As counsel spoke, I interrupted him and asked His Lordship if I could once again look at my exhibit PFM/1.
It is dangerous to appear clever when giving evidence, but experience and certainly exposure to the way of the courtroom can give you some confidence. I had no wish to stand in the witness box for a day whilst counsel wove a web of doubt about the origin and integrity of my exhibit, because I was sure of certain facts.
Holding the item in front of me I explained that the item bore the name of the suspect, my exhibit number and signature, the date and time it was sealed and also my signature seal. I observed that it contained one opening for which I could not account but also that I noticed the seal and signature across that opening of Dr Warman, who, if asked, might be able to throw light on that subject. I went on to state that when the item left my possession it was sealed and had it been received in any condition other than sealed I would expect the scientist who was asked to examine it to reject it for fear of contamination.
I closed with the statement that if, as counsel was suggesting, someone had interfered with the item after I took the swabs, contaminating or planting FDRs, it would have had to have taken place before I sealed the item at 16.47 as recorded on the item and in my notes on the day in question. I would have had to have been a party to any act of contamination or planting and I was not.
Shocked by my words, counsel said, ‘And that is your answer?’ ‘It is, My Lord,’ I replied. Counsel sat down with a stunned slump.
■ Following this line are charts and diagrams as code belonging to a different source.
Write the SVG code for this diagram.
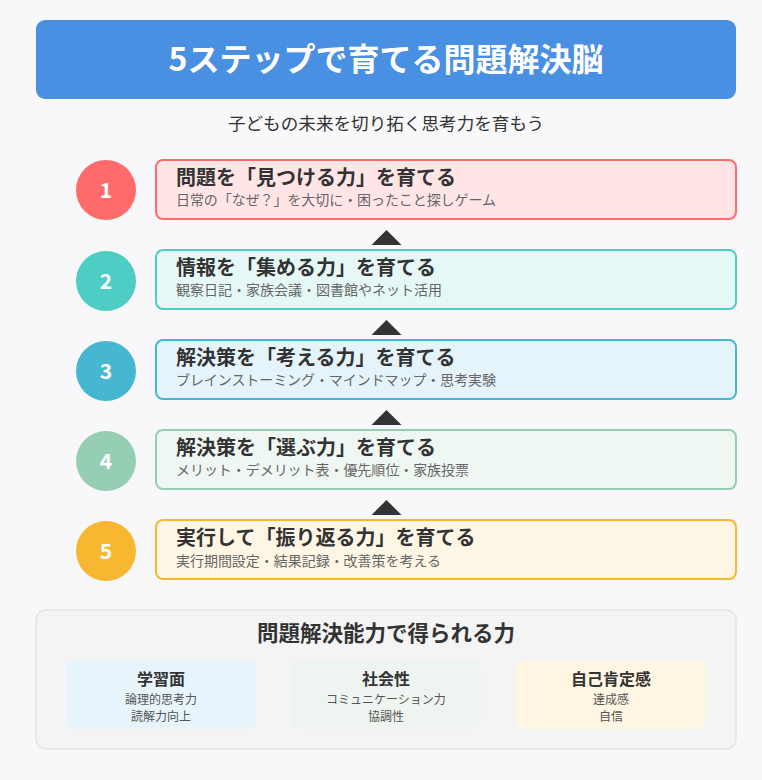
<svg xmlns="http://www.w3.org/2000/svg" width="762" height="780" viewBox="0 0 762 780">
<style>
text{font-family:"Noto Sans CJK JP","Noto Sans",sans-serif}
.main{fill:#fff;font-size:32px;font-weight:700;text-anchor:middle}
.sub{fill:#333;font-size:17.6px;text-anchor:middle}
.num{fill:#fff;font-size:21px;font-weight:700;text-anchor:middle}
.st{fill:#333;font-size:20px;font-weight:700}
.sd{fill:#666;font-size:14px}
.box{stroke-width:2}
.arr{fill:#333}
.bt{fill:#333;font-size:21.5px;font-weight:700;text-anchor:middle}
.ct{fill:#333;font-size:16px;font-weight:700;text-anchor:middle}
.cd{fill:#555;font-size:12px;text-anchor:middle}
</style>
<rect width="762" height="780" fill="#f8f8fa"/>
<g id="header">
<rect x="36" y="20" width="700" height="79" rx="9" fill="#4A90E2"/>
<text class="main" x="386" y="71">5ステップで育てる問題解決脳</text>
<text class="sub" x="386" y="130">子どもの未来を切り拓く思考力を育もう</text>
</g>
<g id="connectors">
<polygon class="arr" points="371.5,245 401.5,245 386.5,230"/>
<polygon class="arr" points="371.5,335 401.5,335 386.5,320"/>
<polygon class="arr" points="371.5,425 401.5,425 386.5,410"/>
<polygon class="arr" points="371.5,515 401.5,515 386.5,500"/>
</g>
<g id="step1">
<circle cx="106" cy="190" r="30" fill="#FF6B6B"/>
<text class="num" x="106" y="198">1</text>
<rect class="box" x="156" y="160" width="580" height="59" rx="7" fill="#FFE5E6" stroke="#FF6B6B"/>
<text class="st" x="176" y="185">問題を「見つける力」を育てる</text>
<text class="sd" x="176" y="205" textLength="320" lengthAdjust="spacing">日常の「なぜ？」を大切に・困ったこと探しゲーム</text>
</g>
<g id="step2">
<circle cx="106" cy="281" r="30" fill="#4ECDC4"/>
<text class="num" x="106" y="289">2</text>
<rect class="box" x="156" y="250" width="580" height="59" rx="7" fill="#E5F8F6" stroke="#4ECDC4"/>
<text class="st" x="176" y="275">情報を「集める力」を育てる</text>
<text class="sd" x="176" y="295" textLength="266" lengthAdjust="spacing">観察日記・家族会議・図書館やネット活用</text>
</g>
<g id="step3">
<circle cx="106" cy="371" r="30" fill="#45B7D1"/>
<text class="num" x="106" y="379">3</text>
<rect class="box" x="156" y="340" width="580" height="59" rx="7" fill="#E5F4FA" stroke="#45B7D1"/>
<text class="st" x="176" y="365">解決策を「考える力」を育てる</text>
<text class="sd" x="176" y="385" textLength="320" lengthAdjust="spacing">ブレインストーミング・マインドマップ・思考実験</text>
</g>
<g id="step4">
<circle cx="106" cy="461" r="30" fill="#96CEB4"/>
<text class="num" x="106" y="469">4</text>
<rect class="box" x="156" y="430" width="580" height="59" rx="7" fill="#EEF7F2" stroke="#96CEB4"/>
<text class="st" x="176" y="455">解決策を「選ぶ力」を育てる</text>
<text class="sd" x="176" y="475" textLength="293" lengthAdjust="spacing">メリット・デメリット表・優先順位・家族投票</text>
</g>
<g id="step5">
<circle cx="106" cy="551" r="30" fill="#F7B731"/>
<text class="num" x="106" y="559">5</text>
<rect class="box" x="156" y="520" width="580" height="59" rx="7" fill="#FEF6E5" stroke="#F7B731"/>
<text class="st" x="176" y="545">実行して「振り返る力」を育てる</text>
<text class="sd" x="176" y="566" textLength="265" lengthAdjust="spacing">実行期間設定・結果記録・改善策を考える</text>
</g>
<g id="benefits">
<rect x="36" y="610" width="700" height="139" rx="10" fill="#f4f4f4" stroke="#e4e4e4" stroke-width="1.5"/>
<text class="bt" x="386" y="641">問題解決能力で得られる力</text>
</g>
<g id="card1">
<rect x="66" y="660" width="190" height="69" rx="8" fill="#E7F4FC"/>
<text class="ct" x="161" y="685">学習面</text>
<text class="cd" x="161" y="703.5">論理的思考力</text>
<text class="cd" x="161" y="720.5">読解力向上</text>
</g>
<g id="card2">
<rect x="291" y="660" width="190" height="69" rx="8" fill="#EEF5F0"/>
<text class="ct" x="386" y="685">社会性</text>
<text class="cd" x="386" y="703.5">コミュニケーション力</text>
<text class="cd" x="386" y="720.5">協調性</text>
</g>
<g id="card3">
<rect x="516" y="660" width="190" height="69" rx="8" fill="#FEF5E3"/>
<text class="ct" x="611" y="685">自己肯定感</text>
<text class="cd" x="611" y="703.5">達成感</text>
<text class="cd" x="611" y="720.5">自信</text>
</g>
</svg>
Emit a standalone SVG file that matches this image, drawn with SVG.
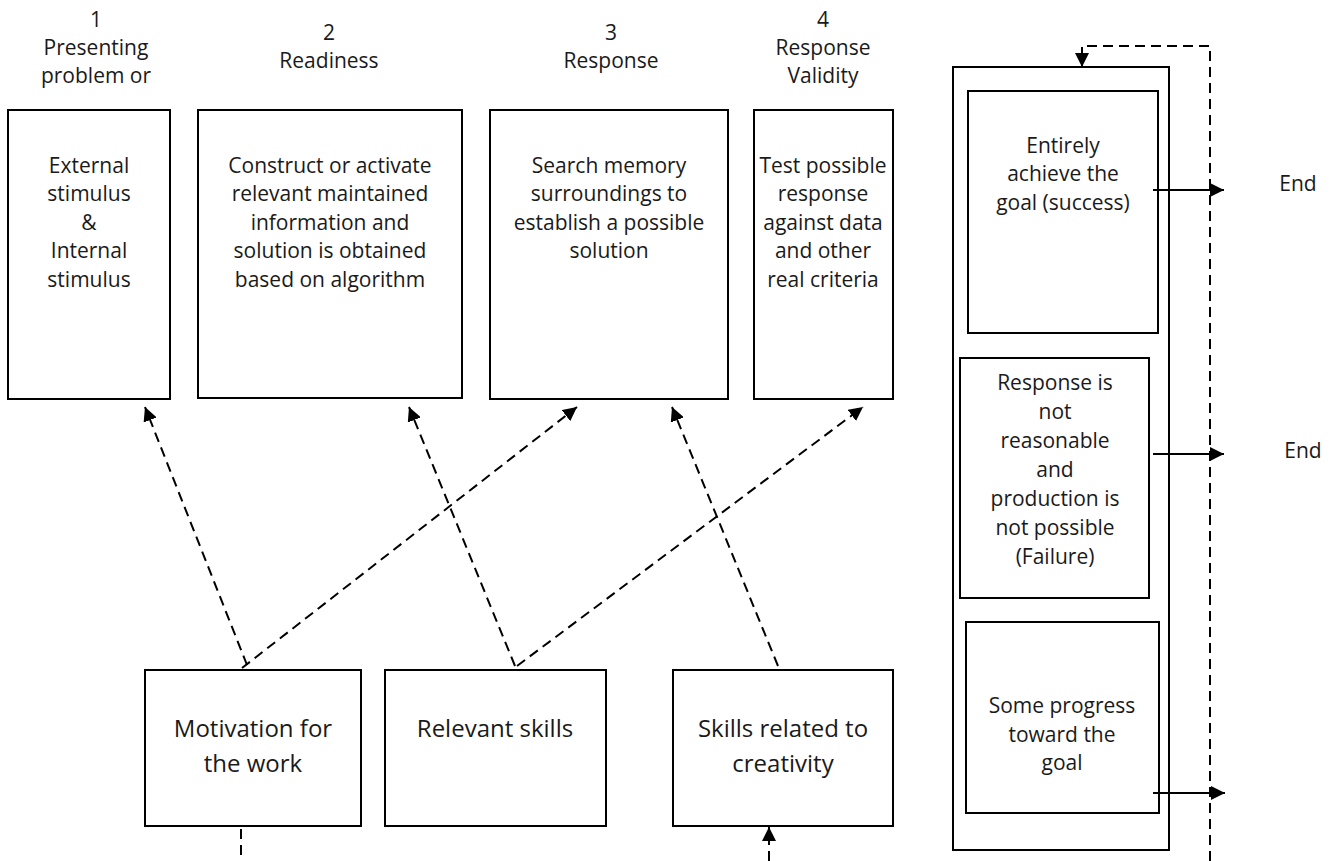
<svg xmlns="http://www.w3.org/2000/svg" width="1339" height="861" viewBox="0 0 1339 861">
<defs>
<style>
.box{fill:#fff;stroke:#000;stroke-width:2}
.t{font-family:"Open Sans","Noto Sans","DejaVu Sans",sans-serif;font-size:21px;fill:#1a1a1a;text-anchor:middle}
.tb{font-family:"Open Sans","Noto Sans","DejaVu Sans",sans-serif;font-size:24px;fill:#1a1a1a;text-anchor:middle}
.dash{fill:none;stroke:#000;stroke-width:2;stroke-dasharray:10,6}
.solid{fill:none;stroke:#000;stroke-width:2}
</style>
<marker id="ah2" viewBox="0 0 10 10" refX="10" refY="5" markerWidth="14" markerHeight="14" orient="auto" markerUnits="userSpaceOnUse">
<path d="M0,0 L10,5 L0,10 Z" fill="#000"/>
</marker>
</defs>
<rect width="1339" height="861" fill="#fff"/>

<g id="label1"><text class="t" x="96" y="27">1</text><text class="t" x="96" y="55">Presenting</text><text class="t" x="96" y="83">problem or</text></g>
<g id="label2"><text class="t" x="329" y="40">2</text><text class="t" x="329" y="68">Readiness</text></g>
<g id="label3"><text class="t" x="611" y="40">3</text><text class="t" x="611" y="68">Response</text></g>
<g id="label4"><text class="t" x="823" y="27">4</text><text class="t" x="823" y="55">Response</text><text class="t" x="823" y="83">Validity</text></g>

<g id="box1"><rect class="box" x="8" y="110" width="162" height="289"/>
<text class="t" x="89" y="173">External</text><text class="t" x="89" y="201">stimulus</text><text class="t" x="89" y="230">&amp;</text><text class="t" x="89" y="258">Internal</text><text class="t" x="89" y="287">stimulus</text></g>
<g id="box2"><rect class="box" x="198" y="110" width="264" height="288"/>
<text class="t" x="330" y="173">Construct or activate</text><text class="t" x="330" y="201">relevant maintained</text><text class="t" x="330" y="230">information and</text><text class="t" x="330" y="258">solution is obtained</text><text class="t" x="330" y="287">based on algorithm</text></g>
<g id="box3"><rect class="box" x="490" y="110" width="238" height="289"/>
<text class="t" x="609" y="173">Search memory</text><text class="t" x="609" y="201">surroundings to</text><text class="t" x="609" y="230">establish a possible</text><text class="t" x="609" y="258">solution</text></g>
<g id="box4"><rect class="box" x="754" y="110" width="139" height="289"/>
<text class="t" x="823" y="173">Test possible</text><text class="t" x="823" y="201">response</text><text class="t" x="823" y="230">against data</text><text class="t" x="823" y="258">and other</text><text class="t" x="823" y="287">real criteria</text></g>

<g id="outcomes"><rect class="box" x="953" y="67" width="216" height="783"/></g>
<g id="success"><rect class="box" x="968" y="91" width="190" height="242"/>
<text class="t" x="1063" y="153">Entirely</text><text class="t" x="1063" y="181">achieve the</text><text class="t" x="1063" y="210">goal (success)</text></g>
<g id="failure"><rect class="box" x="960" y="358" width="189" height="240"/>
<text class="t" x="1055" y="390">Response is</text><text class="t" x="1055" y="419">not</text><text class="t" x="1055" y="448">reasonable</text><text class="t" x="1055" y="477">and</text><text class="t" x="1055" y="506">production is</text><text class="t" x="1055" y="535">not possible</text><text class="t" x="1055" y="564">(Failure)</text></g>
<g id="progress"><rect class="box" x="966" y="622" width="193" height="191"/>
<text class="t" x="1062" y="713">Some progress</text><text class="t" x="1062" y="742">toward the</text><text class="t" x="1062" y="770">goal</text></g>

<g id="end1"><text class="t" x="1298" y="191">End</text></g>
<g id="end2"><text class="t" x="1303" y="458">End</text></g>

<g id="motivation"><rect class="box" x="145" y="670" width="216" height="156"/>
<text class="tb" x="253" y="737">Motivation for</text><text class="tb" x="253" y="772">the work</text></g>
<g id="relevant"><rect class="box" x="385" y="670" width="221" height="156"/>
<text class="tb" x="495" y="737">Relevant skills</text></g>
<g id="creativity"><rect class="box" x="673" y="670" width="220" height="156"/>
<text class="tb" x="783" y="737">Skills related to</text><text class="tb" x="783" y="772">creativity</text></g>

<g id="connectors">
<line class="dash" x1="247" y1="665" x2="145" y2="407" marker-end="url(#ah2)"/>
<line class="dash" x1="242" y1="668" x2="577" y2="407" marker-end="url(#ah2)"/>
<line class="dash" x1="515" y1="666" x2="409" y2="407" marker-end="url(#ah2)"/>
<line class="dash" x1="517" y1="666" x2="863" y2="407" marker-end="url(#ah2)"/>
<line class="dash" x1="778" y1="666" x2="672" y2="407" marker-end="url(#ah2)"/>
<line class="dash" x1="241" y1="829" x2="241" y2="861"/>
<line class="dash" x1="769" y1="861" x2="769" y2="827" marker-end="url(#ah2)"/>
<path class="dash" d="M1210,861 L1210,46 L1082,46 L1082,67" marker-end="url(#ah2)"/>
<line class="solid" x1="1153" y1="190" x2="1224" y2="190" marker-end="url(#ah2)"/>
<line class="solid" x1="1153" y1="454" x2="1224" y2="454" marker-end="url(#ah2)"/>
<line class="solid" x1="1153" y1="793" x2="1225" y2="793" marker-end="url(#ah2)"/>
</g>
</svg>
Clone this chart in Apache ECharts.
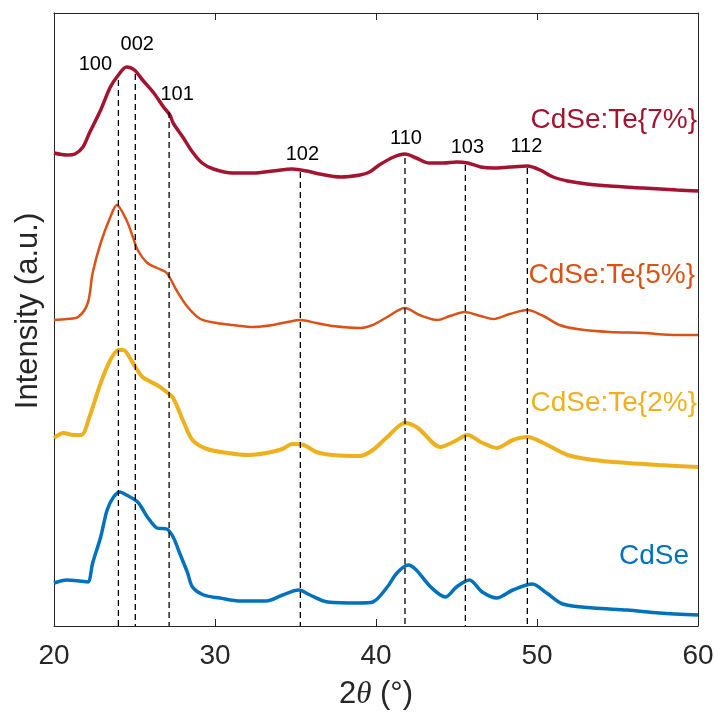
<!DOCTYPE html>
<html>
<head>
<meta charset="utf-8">
<script src="https://cdn.jsdelivr.net/npm/echarts@6/dist/echarts.min.js"></script>
<style>
  html, body { margin: 0; padding: 0; background: #fff; }
  #main { width: 714px; height: 713px; }
</style>
</head>
<body>
<div id="main"></div>
<script>
// 2theta (deg) and intensity (a.u., offset stacked)
var te7X = [20.0, 20.8, 21.3, 21.8, 22.2, 22.9, 23.5, 24.0, 24.5, 25.0, 25.5, 26.2, 26.8, 27.2, 27.4, 28.0, 28.6, 29.2, 29.9, 31.1,
  32.4, 33.6, 34.8, 35.7, 36.5, 37.8, 39.0, 39.6, 40.2, 41.1, 41.8, 42.5, 43.3, 44.2, 45.0, 45.7, 46.5, 47.3, 48.3, 49.4,
  50.2, 51.0, 51.9, 53.1, 54.5, 56.6, 58.7, 60.0];
var te7Y = [473, 471, 472, 479, 493, 516, 539, 551, 559, 556, 546, 533, 519, 511, 503, 489, 474, 463, 457, 453,
  453, 455, 457, 455, 452, 449, 451, 454, 461, 469, 472, 468, 463, 463, 464, 463, 459, 458, 459, 460,
  456, 449, 445, 442, 440, 438, 436, 435];

var te5X = [20.0, 20.8, 21.5, 22.1, 22.4, 22.9, 23.5, 23.9, 24.5, 24.9, 25.2, 25.8, 26.4, 27.0, 27.6, 28.3, 29.1, 30.1, 31.1,
  32.4, 33.6, 34.5, 35.3, 36.3, 37.3, 39.0, 39.8, 40.7, 41.8, 42.7, 43.8, 44.6, 45.5, 46.5, 47.3, 48.3, 49.4, 50.4, 51.4,
  52.5, 54.5, 56.6, 58.7, 60.0];
var te5Y = [306, 307, 309, 323, 353, 383, 409, 421, 406, 389, 376, 363, 358, 353, 336, 319, 307, 303, 301,
  299, 301, 304, 306, 303, 300, 298, 301, 309, 318, 311, 306, 310, 314, 310, 307, 312, 316, 310, 301,
  297, 294, 293, 291, 291];

var te2X = [20.0, 20.6, 21.2, 21.7, 22.2, 22.9, 23.5, 24.0, 24.3, 24.9, 25.5, 26.4, 27.0, 27.4, 28.0, 28.6, 29.5, 30.8, 32.0, 33.2,
  34.2, 34.8, 35.5, 36.3, 37.3, 39.0, 39.8, 40.7, 41.8, 42.6, 44.0, 44.8, 45.7, 46.5, 47.5, 48.5, 49.4, 50.4, 51.9, 53.5,
  55.6, 57.6, 60.0];
var te2Y = [188, 193, 191, 191, 209, 243, 266, 276, 276, 263, 249, 241, 234, 228, 206, 186, 177, 173, 171, 173,
  177, 182, 181, 174, 171, 170, 176, 189, 203, 198, 179, 184, 191, 184, 178, 186, 189, 183, 171, 166,
  163, 161, 159];

var cdseX = [20.0, 20.8, 21.6, 22.1, 22.4, 22.9, 23.3, 23.7, 24.1, 24.5, 25.2, 25.8, 26.4, 27.0, 27.4, 27.8, 28.3, 28.6, 29.3, 30.3,
  31.6, 33.2, 34.2, 35.2, 35.9, 37.0, 39.0, 39.8, 40.7, 41.3, 42.0, 42.5, 43.4, 44.3, 45.0, 45.8, 46.6, 47.5, 48.5, 49.7,
  50.6, 51.6, 53.5, 55.6, 57.6, 60.0];
var cdseY = [43, 46, 45, 44, 63, 89, 116, 129, 134, 131, 124, 109, 98, 97, 89, 73, 53, 39, 31, 28,
  25, 25, 31, 36, 31, 24, 23, 24, 39, 53, 61, 56, 39, 29, 39, 46, 34, 28, 36, 42,
  33, 22, 18, 16, 13, 11];

// reflections
var peakNames = ['100', '002', '101', '102', '110', '103', '112'];
var peakAngles = [24.0, 25.05, 27.15, 35.3, 41.8, 45.55, 49.4];
var peakTops = [546, 552, 514, 454, 468, 461, 458];

var sampleNames = ['CdSe', 'CdSe:Te{2%}', 'CdSe:Te{5%}', 'CdSe:Te{7%}'];
var sampleColors = ['#0072BD', '#EDB120', '#D95319', '#A2142F'];
var sampleWidths = [3.5, 4, 2.5, 3.5];

var labelLevels = [70, 223, 351, 506];
var labelShift = [-9, -1, -3, -1];
var peakLabelOffset = [[-23, 0], [2, -14], [8, -2], [2, -2], [1, -4], [2, -2], [-1, -6]];

function zip(xs, ys) {
  var out = [];
  for (var i = 0; i < xs.length; i++) out.push([xs[i], ys[i]]);
  return out;
}

var chart = echarts.init(document.getElementById('main'));
var axisColor = '#262626';
var font = '"Liberation Sans", Arial, Helvetica, sans-serif';

var curves = [zip(cdseX, cdseY), zip(te2X, te2Y), zip(te5X, te5Y), zip(te7X, te7Y)];
var series = [];

curves.forEach(function (d, i) {
  series.push({
    name: sampleNames[i],
    type: 'line',
    data: d,
    smooth: 0.3,
    showSymbol: false,
    symbol: 'none',
    lineStyle: { color: sampleColors[i], width: sampleWidths[i] },
    z: 2
  });
  // sample name on the right
  series.push({
    type: 'scatter',
    data: [[60, labelLevels[i]]],
    symbolSize: 0,
    silent: true,
    itemStyle: { opacity: 1 },
    label: {
      show: true,
      position: 'left',
      distance: 0,
      offset: [labelShift[i], 0],
      formatter: sampleNames[i],
      color: sampleColors[i],
      opacity: 1,
      fontSize: 28,
      fontFamily: font
    }
  });
});

// dashed reference lines + hkl labels
peakAngles.forEach(function (a, i) {
  series.push({
    type: 'line',
    data: [[a, peakTops[i]], [a, 0]],
    symbol: 'none',
    silent: true,
    lineStyle: { color: '#000', width: 1.3, type: [6, 4] },
    z: 5
  });
  series.push({
    type: 'scatter',
    data: [[a, peakTops[i]]],
    symbolSize: 0,
    silent: true,
    itemStyle: { opacity: 1 },
    label: {
      show: true,
      position: 'top',
      distance: 6,
      offset: peakLabelOffset[i],
      formatter: peakNames[i],
      color: '#000',
      opacity: 1,
      fontSize: 20,
      fontFamily: font
    },
    z: 6
  });
});

var option = {
  backgroundColor: '#fff',
  animation: false,
  grid: { left: 54, right: 16, top: 13, bottom: 87, outerBoundsMode: 'none' },
  xAxis: [{
    type: 'value',
    min: 20,
    max: 60,
    interval: 10,
    position: 'bottom',
    name: '{n|2}{t|θ}{n| (°)}',
    nameLocation: 'middle',
    nameGap: 53,
    nameTextStyle: {
      rich: {
        n: { fontSize: 31, fontFamily: font, color: axisColor },
        t: { fontSize: 31, fontFamily: '"Liberation Serif", serif', fontStyle: 'italic', color: axisColor }
      }
    },
    axisLine: { show: true, onZero: false, lineStyle: { color: axisColor, width: 1 } },
    axisTick: { show: true, inside: true, length: 7, lineStyle: { color: axisColor } },
    axisLabel: { fontSize: 28, margin: 16, color: axisColor, fontFamily: font },
    splitLine: { show: false }
  }, {
    type: 'value',
    min: 20,
    max: 60,
    interval: 10,
    position: 'top',
    axisLine: { show: true, onZero: false, lineStyle: { color: axisColor, width: 1 } },
    axisTick: { show: true, inside: true, length: 7, lineStyle: { color: axisColor } },
    axisLabel: { show: false },
    splitLine: { show: false }
  }],
  yAxis: [{
    type: 'value',
    min: 0,
    max: 613,
    name: 'Intensity (a.u.)',
    nameLocation: 'middle',
    nameGap: 10,
    nameTextStyle: { fontSize: 31, fontFamily: font, color: axisColor, padding: [0, 0, 0, 17] },
    axisLine: { show: true, onZero: false, lineStyle: { color: axisColor, width: 1 } },
    axisTick: { show: false },
    axisLabel: { show: false },
    splitLine: { show: false }
  }, {
    type: 'value',
    min: 0,
    max: 613,
    position: 'right',
    axisLine: { show: true, onZero: false, lineStyle: { color: axisColor, width: 1 } },
    axisTick: { show: false },
    axisLabel: { show: false },
    splitLine: { show: false }
  }],
  series: series
};

chart.setOption(option);
</script>
</body>
</html>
His Lordship thanked me and I was released from giving further evidence. The court rose for lunch and I walked out of court pretty pleased that I had avoided a prolonged time in the witness box. I was pursued from the court by DC Regan, a real-life namesake of that fictional Flying Squad detective, who was the exhibits officer in the case and the only officer allowed in the court. He had witnessed the whole (but I was pleased to say short) episode and he gleefully and vigorously shook my hand.
I made my way back to the office. ‘Sorted,’ I could hear the fictional Jack Regan say.